Negotiating payment terms or seeking temporary relief can ease financial pressures and maintain business relationships during such times.

Support from Employees

Similarly, keeping your employees informed can help manage morale and maintain productivity. They need to understand the situation to adjust their expectations and continue supporting the company during its recovery phase.

Explore All Financial Options

Securing Emergency Funding

If additional funding can help you deal with the short-term liquidity issues, make sure to consider all available options. These options might include emergency business loans, asset financing, or even inviting new investors.

Each option comes with its own advantages and risks, so consider them carefully depending on your business’s specific situation.

Restructuring Debts

Debt restructuring is another option for you to consider. In simple terms, debt consolidation involves renegotiating terms with creditors and consolidating the existing debt. This can greatly reduce the monthly burden on your business.

While at it, you can turn to professional financial advisors or company insolvency practitioners to seek expert guidance during these negotiations.

Implement Cost Control Measures

Reducing Operational Costs

Scrutinize your operating costs and identify areas where you can make reductions without taking a major hit on your overall business.

Examples of this can include steps like:

  • Downsizing your physical space
  • Reducing staff hours
  • Cutting non-essential

Regardless of the kind of decision you make, it’s important to keep it aligned with the financial goals of your business.

Increase Efficiency

When your business runs more efficiently, it makes perfect sense that there will be lower operating costs.

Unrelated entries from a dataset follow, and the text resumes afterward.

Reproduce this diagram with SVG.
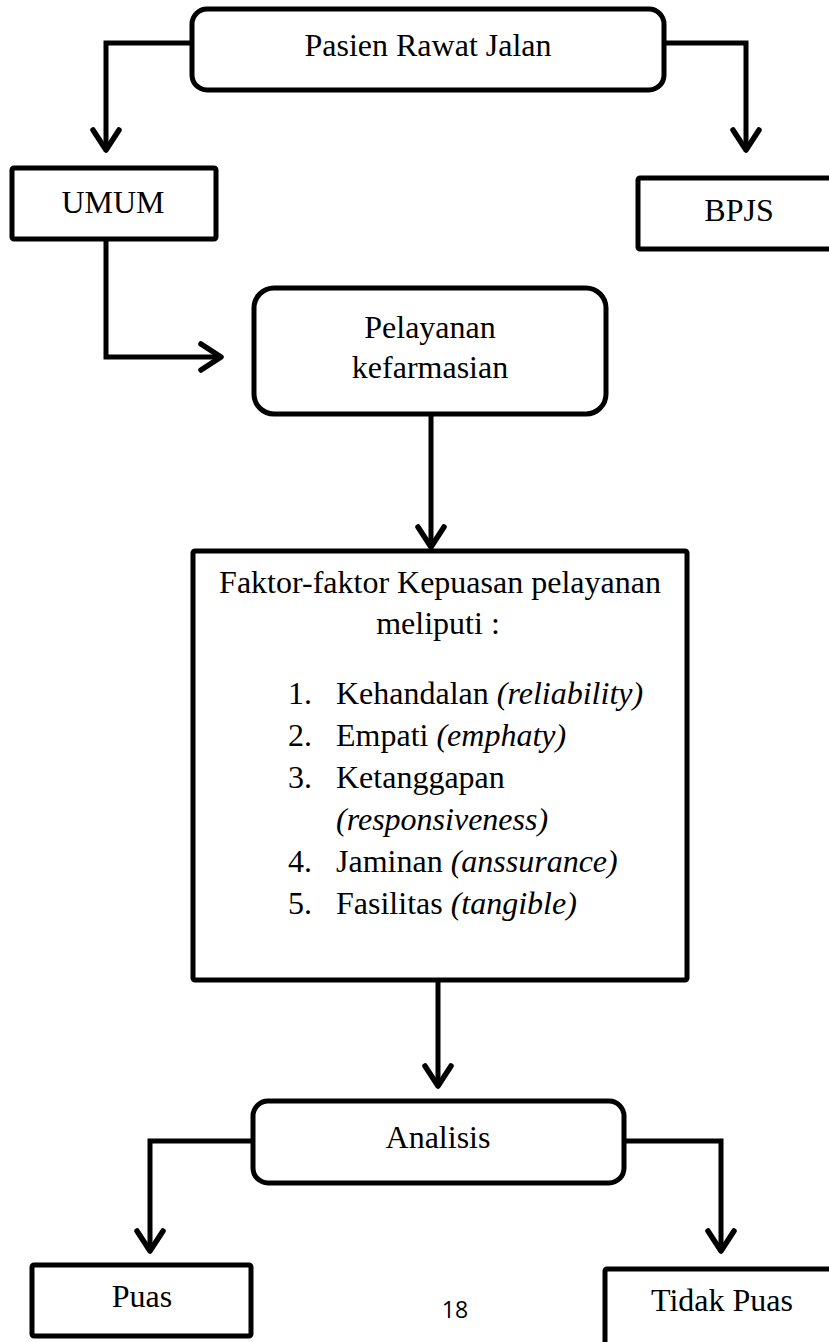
<svg xmlns="http://www.w3.org/2000/svg" width="829" height="1342" viewBox="0 0 829 1342">
<style>
.box{fill:#fff;stroke:#000;stroke-width:5;stroke-linejoin:round}
.t{font-family:"Liberation Serif","Times New Roman",serif;font-size:32px;fill:#000}
.c{text-anchor:middle}
.i{font-style:italic}
.ln{fill:none;stroke:#000;stroke-width:5;stroke-linejoin:miter}
</style>
<defs>
<marker id="ah" markerUnits="userSpaceOnUse" viewBox="-30 -20 40 40" markerWidth="40" markerHeight="40" refX="0" refY="0" orient="auto">
<path d="M-20,-13 L0,0 L-20,13" fill="none" stroke="#000" stroke-width="5.5" stroke-linecap="round" stroke-linejoin="round"/>
</marker>
</defs>
<rect width="829" height="1342" fill="#fff"/>
<g id="connectors">
<path class="ln" d="M192,43 H106 V150" marker-end="url(#ah)"/>
<path class="ln" d="M664,43 H746 V150" marker-end="url(#ah)"/>
<path class="ln" d="M106,239 V357 H221" marker-end="url(#ah)"/>
<path class="ln" d="M431,414 V547" marker-end="url(#ah)"/>
<path class="ln" d="M438,980 V1086" marker-end="url(#ah)"/>
<path class="ln" d="M253,1141 H150 V1251" marker-end="url(#ah)"/>
<path class="ln" d="M624,1141 H721 V1251" marker-end="url(#ah)"/>
</g>
<g id="pasien">
<rect class="box" x="192" y="9" width="472" height="81" rx="15"/>
<text class="t c" x="428" y="56">Pasien Rawat Jalan</text>
</g>
<g id="umum">
<rect class="box" x="12" y="168" width="204" height="71" rx="2"/>
<text class="t c" x="113" y="213">UMUM</text>
</g>
<g id="bpjs">
<rect class="box" x="638" y="178" width="200" height="71" rx="2"/>
<text class="t c" x="739" y="221">BPJS</text>
</g>
<g id="pelayanan">
<rect class="box" x="254" y="288" width="352" height="126" rx="20"/>
<text class="t c" x="430" y="338">Pelayanan</text>
<text class="t c" x="430" y="378">kefarmasian</text>
</g>
<g id="faktor">
<rect class="box" x="193" y="551" width="494" height="429" rx="2"/>
<text class="t c" x="440" y="593">Faktor-faktor Kepuasan pelayanan</text>
<text class="t c" x="438" y="634">meliputi :</text>
<text class="t" x="288" y="704">1.</text>
<text class="t" x="336" y="704">Kehandalan <tspan class="i">(reliability)</tspan></text>
<text class="t" x="288" y="746">2.</text>
<text class="t" x="336" y="746">Empati <tspan class="i">(emphaty)</tspan></text>
<text class="t" x="288" y="788">3.</text>
<text class="t" x="336" y="788">Ketanggapan</text>
<text class="t i" x="336" y="830">(responsiveness)</text>
<text class="t" x="288" y="872">4.</text>
<text class="t" x="336" y="872">Jaminan <tspan class="i">(anssurance)</tspan></text>
<text class="t" x="288" y="914">5.</text>
<text class="t" x="336" y="914">Fasilitas <tspan class="i">(tangible)</tspan></text>
</g>
<g id="analisis">
<rect class="box" x="253" y="1101" width="371" height="82" rx="15"/>
<text class="t c" x="438" y="1148">Analisis</text>
</g>
<g id="puas">
<rect class="box" x="32" y="1265" width="219" height="71" rx="2"/>
<text class="t c" x="142" y="1307">Puas</text>
</g>
<g id="tidakpuas">
<rect class="box" x="605" y="1269" width="240" height="90" rx="2"/>
<text class="t c" x="722" y="1311">Tidak Puas</text>
</g>
<text x="455" y="1318" font-family="'Open Sans','Noto Sans',sans-serif" font-size="23" text-anchor="middle" fill="#000">18</text>
</svg>
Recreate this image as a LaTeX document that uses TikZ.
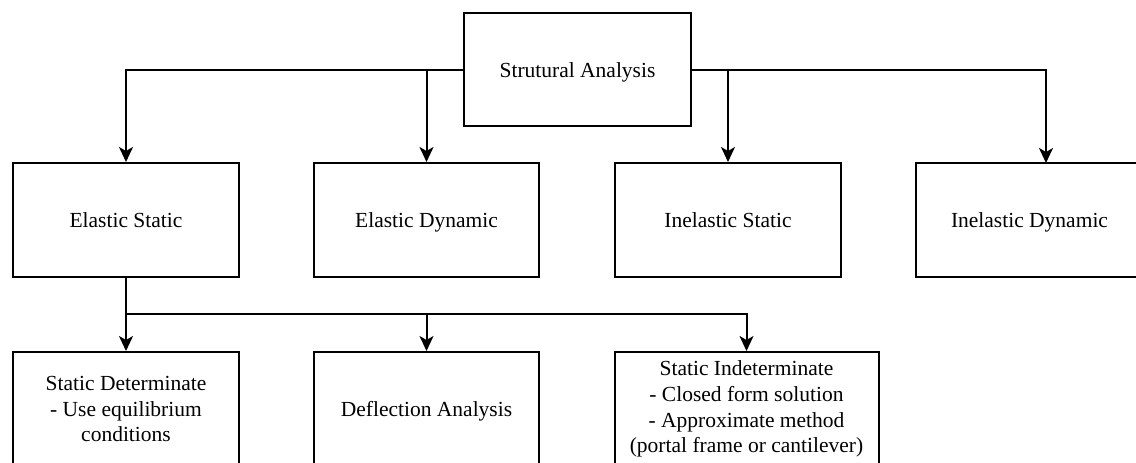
\documentclass[tikz,border=0pt]{standalone}
\usepackage{fontspec}
\setmainfont{Liberation Serif}
\usetikzlibrary{arrows.meta,calc}
\begin{document}
\begin{tikzpicture}[x=1pt,y=-1pt,
  box/.style={draw=black,line width=2pt,rectangle,inner sep=0pt,minimum height=114pt,
    align=center,font=\fontsize{21.5}{25.8}\selectfont},
  one/.style={text height=19pt,text depth=4pt},
  arr/.style={draw=black,line width=2pt,-{Stealth[length=15pt,width=14pt,inset=4pt]}}]
\clip (0,0) rectangle (1136,463);
\fill[white] (0,0) rectangle (1136,463);
% top
\node[box,one,minimum width=227pt,minimum height=113pt] (top) at (577.5,69.5) {Strutural Analysis};
% row 2
\node[box,one,minimum width=226pt] (es) at (126,220) {Elastic Static};
\node[box,one,minimum width=225pt] (ed) at (426.5,220) {Elastic Dynamic};
\node[box,one,minimum width=226pt] (is) at (728,220) {Inelastic Static};
\node[box,one,minimum width=227pt] (id) at (1029.5,220) {Inelastic Dynamic};
% row 3
\node[box,minimum width=226pt] (sd) at (126,409) {Static Determinate\\- Use equilibrium\\conditions};
\node[box,one,minimum width=225pt] (da) at (426.5,409) {Deflection Analysis};
\node[box,minimum width=264pt] (si) at (746.5,409) {Static Indeterminate\\- Closed form solution\\- Approximate method\\(portal frame or cantilever)};
% connectors
\coordinate (idin) at (1046,163);
\coordinate (j) at (126,314);
\draw[arr] (top.west) -| (es.north);
\draw[arr] (top.west) -| (ed.north);
\draw[arr] (top.east) -| (is.north);
\draw[arr] (top.east) -| (idin);
\draw[arr] (es.south) -- (sd.north);
\draw[arr] (j) -| (da.north);
\draw[arr] (j) -| (si.north);
\end{tikzpicture}
\end{document}
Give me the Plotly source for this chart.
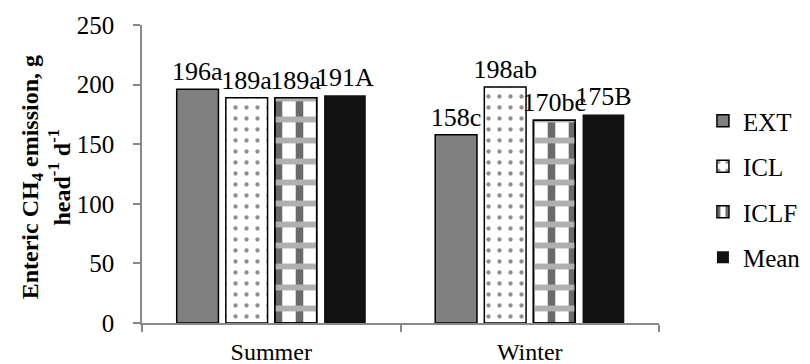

So, this can be the perfect time to evaluate your business workflows and identify inefficiencies.

This is where procedures like automation can save the day by saving time and money.

Consider Legal and Formal Insolvency Procedures

Understanding Insolvency Procedures

Finally, if nothing seems to work out to avoid insolvency, acceptance is the only way to go. However, that doesn’t mean you won’t have to do anything on your end. This is the time to understand the legal procedures available.

For instance, figure out whether you have to go for administration, company voluntary arrangements (CVAs), or liquidation.

Each of these options will have different effects on the future of your business. So, it’s only logical to consider them individually and carefully.

Engage with an Insolvency Practitioner

A licensed insolvency practitioner can offer professional guidance on the best course of action at this step.

They can manage negotiations with creditors, oversee any formal insolvency procedures, and ensure that your company complies with legal obligations.

Plan for the Future

Develop a Recovery Plan

As you stabilise your company’s financial situation, start planning for recovery. This includes:

  • Setting realistic goals for revenue
  • Redefining business strategies
  • Continuously monitoring financial performance against set targets

Learn from the Experience

Finally, you need to take this experience as a learning opportunity. Sit and realise what went wrong and why. These insights will come in handy when you build the next stronger and more resilient business model.


Facing insolvency is daunting, but it’s not a death sentence for your business. By taking proactive steps, communicating transparently, and seeking professional advice, your business can emerge stronger than before.